Thursday, May 29, 2014


I've had a couple of Eureka! moments in the last few days. I thought I'd better write them down lest I forget them. The last thing one wants to do is to forget a good eye opener!

Epiphany un........
Long term care giving is like living in perpetual crisis. You roll from one 'event' to the next. And none of these events is a small thing. Doctor's visit! Dentist! Neurologist! Heart attack! Podiatrist! Stroke! Every one requires an exclamation point because, quite simply, when you're dealing with a patient with a chronic illness like dementia, everything else is an exclamation point on top of that. Nothing is just the cold. No, no, it's The Cold! Upper case T, upper case C, exclamation point.

That said, I realized today that it means that you're constantly in fire fight mode. This is no small nuisance fire in a trash can. No, no. This is a five alarm blaze burning in the nearby forest. Houses are at risk. Thousands of acres of pristine land are at risk. Lives and livelihoods are at risk. Critical habitat is at risk. And the fire is raging on. Weary, both in mind and body, you ply your hose but nothing beats the blaze back. You simply fight and fight. Until it wins. 

For those incapable or otherwise ill-suited to the task of fire fighting, weariness comes early and we curl up and admit defeat. We allow the flames to overtake homes and char lands, accepting that we are simply not up to the task. We'll deal with the consequences of our early defeat later. Much, much later. Maybe never. Maybe we'll be able to pretend there were no consequences? Yeah, let's try that!
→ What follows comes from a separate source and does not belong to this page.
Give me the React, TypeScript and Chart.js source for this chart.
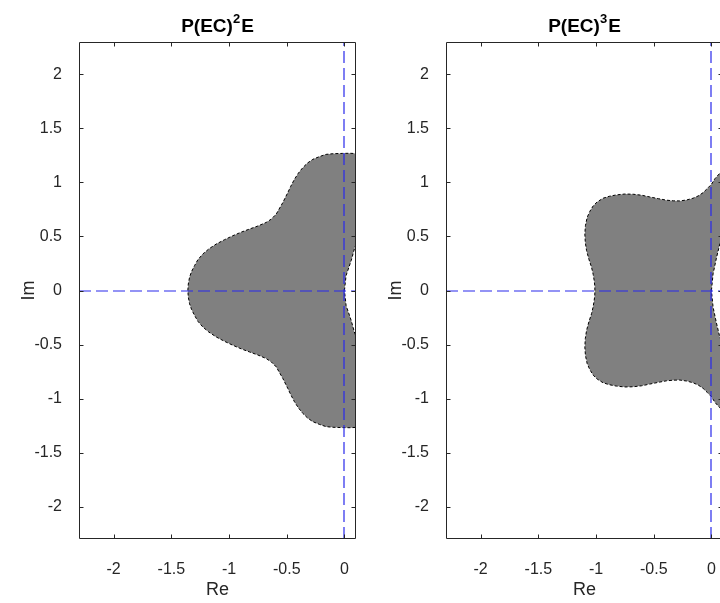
import React, { useEffect, useRef } from 'react';
import { Chart, registerables } from 'chart.js';

Chart.register(...registerables);

// ---------- data ----------
const X_MIN = -2.3;
const X_MAX = 0.1;
const Y_MIN = -2.3;
const Y_MAX = 2.3;

const xTickValues = [-2, -1.5, -1, -0.5, 0];
const yTickValues = [-2, -1.5, -1, -0.5, 0, 0.5, 1, 1.5, 2];

// panel titles: base, superscript, tail  ->  P(EC)^2E , P(EC)^3E
const titleBase = ['P(EC)', 'P(EC)'];
const titleSup = ['2', '3'];
const titleTail = ['E', 'E'];
const xAxisLabel = 'Re';
const yAxisLabel = 'Im';

// reference (axis) lines
const refLineRe = [0];
const refLineIm = [0];

// stability-region boundary, P(EC)^2E
const ec2Re = [
  0, 0.014, 0.058, 0.09, 0.14, 0.22, 0.27, 0.27, 0.22, 0.13, 0.05, -0.015, -0.1, -0.159, -0.215,
  -0.274, -0.32, -0.361, -0.4, -0.433, -0.465, -0.491, -0.534, -0.591, -0.635, -0.678, -0.75,
  -0.822, -0.895, -0.967, -1.04, -1.111, -1.175, -1.227, -1.27, -1.299, -1.325, -1.342, -1.353,
  -1.357,
  -1.353, -1.342, -1.325, -1.299, -1.27, -1.227, -1.175, -1.111, -1.04, -0.967, -0.895, -0.822,
  -0.75, -0.678, -0.635, -0.591, -0.534, -0.491, -0.465, -0.433, -0.4, -0.361, -0.32, -0.274,
  -0.215, -0.159, -0.1, -0.015, 0.05, 0.13, 0.22, 0.27, 0.27, 0.22, 0.14, 0.09, 0.058, 0.014, 0,
];
const ec2Im = [
  0, 0.138, 0.276, 0.4, 0.5, 0.62, 0.8, 1.0, 1.18, 1.265, 1.27, 1.269, 1.266, 1.26, 1.24,
  1.214, 1.18, 1.137, 1.085, 1.03, 0.965, 0.906, 0.814, 0.707, 0.66, 0.63, 0.597,
  0.569, 0.54, 0.507, 0.47, 0.43, 0.385, 0.338, 0.285, 0.23, 0.175, 0.123, 0.06,
  0,
  -0.06, -0.123, -0.175, -0.23, -0.285, -0.338, -0.385, -0.43, -0.47, -0.507, -0.54, -0.569,
  -0.597, -0.63, -0.66, -0.707, -0.814, -0.906, -0.965, -1.03, -1.085, -1.137, -1.18, -1.214,
  -1.24, -1.26, -1.266, -1.269, -1.27, -1.265, -1.18, -1.0, -0.8, -0.62, -0.5, -0.4, -0.276, -0.138, 0,
];

// stability-region boundary, P(EC)^3E
const ec3Re = [
  0, 0.014, 0.043, 0.072, 0.12, 0.2, 0.25, 0.22, 0.15, 0.072, 0.03, 0, -0.035, -0.072, -0.115,
  -0.159, -0.215, -0.274, -0.33, -0.39, -0.46, -0.534, -0.605, -0.679, -0.75, -0.823, -0.885,
  -0.939, -0.99, -1.025, -1.055, -1.077, -1.092, -1.097, -1.093, -1.082, -1.062, -1.039, -1.025,
  -1.016, -1.011, -1.01,
  -1.011, -1.016, -1.025, -1.039, -1.062, -1.082, -1.093, -1.097, -1.092, -1.077, -1.055, -1.025,
  -0.99, -0.939, -0.885, -0.823, -0.75, -0.679, -0.605, -0.534, -0.46, -0.39, -0.33, -0.274,
  -0.215, -0.159, -0.115, -0.072, -0.035, 0, 0.03, 0.072, 0.15, 0.22, 0.25, 0.2, 0.12, 0.072,
  0.043, 0.014, 0,
];
const ec3Im = [
  0, 0.154, 0.3, 0.43, 0.55, 0.68, 0.85, 1.02, 1.12, 1.085, 1.035, 0.983, 0.945, 0.906, 0.875,
  0.854, 0.838, 0.829, 0.83, 0.836, 0.85, 0.866, 0.882, 0.891, 0.893, 0.885, 0.872,
  0.854, 0.82, 0.783, 0.73, 0.676, 0.6, 0.523, 0.445, 0.369, 0.29, 0.215, 0.15,
  0.092, 0.045, 0,
  -0.045, -0.092, -0.15, -0.215, -0.29, -0.369, -0.445, -0.523, -0.6, -0.676, -0.73, -0.783,
  -0.82, -0.854, -0.872, -0.885, -0.893, -0.891, -0.882, -0.866, -0.85, -0.836, -0.83, -0.829,
  -0.838, -0.854, -0.875, -0.906, -0.945, -0.983, -1.035, -1.085, -1.12, -1.02, -0.85, -0.68,
  -0.55, -0.43, -0.3, -0.154, 0,
];

// ---------- rendering ----------
const FONT = '"Liberation Sans", Arial, Helvetica, sans-serif';
const AXIS_COLOR = '#262626';

const framePlugin = {
  id: 'matlabFrame',
  afterDatasetsDraw(chart: any) {
    const { ctx, chartArea: a, scales } = chart;
    const xs = scales.x;
    const ys = scales.y;
    const L = Math.round(a.left) + 0.5;
    const R = Math.round(a.right) - 0.5;
    const T = Math.round(a.top) + 0.5;
    const B = Math.round(a.bottom) - 0.5;

    // blue dashed reference lines
    ctx.save();
    ctx.beginPath();
    ctx.rect(a.left, a.top, a.right - a.left, a.bottom - a.top);
    ctx.clip();
    ctx.strokeStyle = 'rgb(40,40,235)';
    ctx.lineWidth = 1.2;
    ctx.setLineDash([12, 5]);
    refLineRe.forEach((v) => {
      const px = Math.round(xs.getPixelForValue(v));
      ctx.beginPath();
      ctx.moveTo(px, a.bottom);
      ctx.lineTo(px, a.top);
      ctx.stroke();
    });
    refLineIm.forEach((v) => {
      const py = Math.round(ys.getPixelForValue(v));
      ctx.beginPath();
      ctx.moveTo(a.left, py);
      ctx.lineTo(a.right, py);
      ctx.stroke();
    });
    ctx.restore();

    // axes box + inward ticks
    ctx.save();
    ctx.strokeStyle = AXIS_COLOR;
    ctx.lineWidth = 1;
    ctx.setLineDash([]);
    ctx.beginPath();
    ctx.rect(L, T, R - L, B - T);
    ctx.stroke();
    const TL = 4;
    ctx.beginPath();
    xTickValues.forEach((v) => {
      const px = Math.round(xs.getPixelForValue(v)) + 0.5;
      ctx.moveTo(px, B);
      ctx.lineTo(px, B - TL);
      ctx.moveTo(px, T);
      ctx.lineTo(px, T + TL);
    });
    yTickValues.forEach((v) => {
      const py = Math.round(ys.getPixelForValue(v)) + 0.5;
      ctx.moveTo(L, py);
      ctx.lineTo(L + TL, py);
      ctx.moveTo(R, py);
      ctx.lineTo(R - TL, py);
    });
    ctx.stroke();
    ctx.restore();
  },
};

function makeTitlePlugin(base: string, sup: string, tail: string) {
  return {
    id: 'richTitle',
    afterDraw(chart: any) {
      const { ctx, chartArea: a } = chart;
      const mainFont = `bold 19px ${FONT}`;
      const supFont = `bold 13px ${FONT}`;
      ctx.save();
      ctx.fillStyle = '#000000';
      ctx.textBaseline = 'alphabetic';
      ctx.textAlign = 'left';
      ctx.font = mainFont;
      const wBase = ctx.measureText(base).width;
      const wTail = ctx.measureText(tail).width;
      ctx.font = supFont;
      const wSup = ctx.measureText(sup).width;
      const total = wBase + wSup + 1 + wTail;
      let x = (a.left + a.right) / 2 - total / 2;
      const baseline = 31.5;
      ctx.font = mainFont;
      ctx.fillText(base, x, baseline);
      x += wBase;
      ctx.font = supFont;
      ctx.fillText(sup, x, baseline - 9);
      x += wSup + 1;
      ctx.font = mainFont;
      ctx.fillText(tail, x, baseline);
      ctx.restore();
    },
  };
}

function Panel(props: { idx: number; re: number[]; im: number[]; left: number }) {
  const ref = useRef<HTMLCanvasElement>(null);
  useEffect(() => {
    const canvas = ref.current;
    if (!canvas) return;
    const chart = new Chart(canvas, {
      type: 'scatter',
      data: {
        datasets: [
          {
            data: props.re.map((x, i) => ({ x, y: props.im[i] })),
            showLine: true,
            fill: 'shape',
            backgroundColor: '#808080',
            borderColor: '#000000',
            borderWidth: 1,
            borderDash: [3, 2],
            pointRadius: 0,
            pointHoverRadius: 0,
            tension: 0,
          } as any,
        ],
      },
      options: {
        responsive: false,
        animation: false,
        events: [],
        layout: { padding: { left: 0, right: 44, top: 42, bottom: 0 } },
        plugins: {
          legend: { display: false },
          tooltip: { enabled: false },
          title: { display: false },
        },
        scales: {
          x: {
            type: 'linear',
            position: 'bottom',
            min: X_MIN,
            max: X_MAX,
            grid: { display: false },
            border: { display: false },
            afterBuildTicks: (s: any) => {
              s.ticks = xTickValues.map((v) => ({ value: v }));
            },
            afterFit: (s: any) => {
              s.height = 64;
            },
            ticks: {
              padding: 13,
              color: AXIS_COLOR,
              font: { family: FONT, size: 16 },
              maxRotation: 0,
              autoSkip: false,
              callback: (v: any) => String(v),
            },
            title: {
              display: true,
              text: xAxisLabel,
              color: AXIS_COLOR,
              font: { family: FONT, size: 18 },
              padding: { top: 0, bottom: 2.5 },
            },
          },
          y: {
            type: 'linear',
            min: Y_MIN,
            max: Y_MAX,
            grid: { display: false },
            border: { display: false },
            afterBuildTicks: (s: any) => {
              s.ticks = yTickValues.map((v) => ({ value: v }));
            },
            afterFit: (s: any) => {
              s.width = 79;
            },
            ticks: {
              padding: 9,
              color: AXIS_COLOR,
              font: { family: FONT, size: 16 },
              autoSkip: false,
              callback: (v: any) => String(v),
            },
            title: {
              display: true,
              text: yAxisLabel,
              color: AXIS_COLOR,
              font: { family: FONT, size: 18 },
              padding: { top: 18, bottom: 0 },
            },
          },
        },
      } as any,
      plugins: [framePlugin, makeTitlePlugin(titleBase[props.idx], titleSup[props.idx], titleTail[props.idx])],
    });
    return () => chart.destroy();
  }, []);
  return (
    <canvas
      ref={ref}
      width={400}
      height={603}
      style={{ position: 'absolute', left: props.left, top: 0, width: 400, height: 603, display: 'block' }}
    />
  );
}

export default function App() {
  return (
    <div
      style={{
        position: 'absolute',
        left: 0,
        top: 0,
        width: 720,
        height: 603,
        overflow: 'hidden',
        background: '#ffffff',
      }}
    >
      <Panel idx={0} re={ec2Re} im={ec2Im} left={0} />
      <Panel idx={1} re={ec3Re} im={ec3Im} left={367} />
    </div>
  );
}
For those with more in reserve, more pith in the belly, we battle on and on and on. We may score a few wins along the way; we may save a few houses; save a bird or two; win a few battles, but ultimately we lose the war. So it is. There's less cleanup in this second scenario, but there's still loss and mess to be addressed later and let's not even talk about the inevitable rebuilding that must occur.

Epiphany deux.....
The cost of this battle is tremendous. I've managed to make it until today, six days before my surgery, without shedding any tears or blaming anyone for my plight or even getting angry. The reality is that crap we've done has put me in a bad place. Terrible choices I've made (to wit, putting my mother first) have compounded the sin and the total absence of a real plan well, that didn't much help. Can't do anything about it now. The price simply has to be paid. If I could avoid payment, Lord knows I would, but that's not in the cards.

I'm filing this under the heading 'no good deed goes unpunished', shedding my tears, giving up yet another dream and leaving it at that. I'll tell you what though, when I make it out of surgery, there will be New Rules (à la Bill Maher). New Rules baby. New Rules. You can be damn sure of that. 

Epiphany trois.........
Change. Soon come. 

That's those New Rules I'm talking about.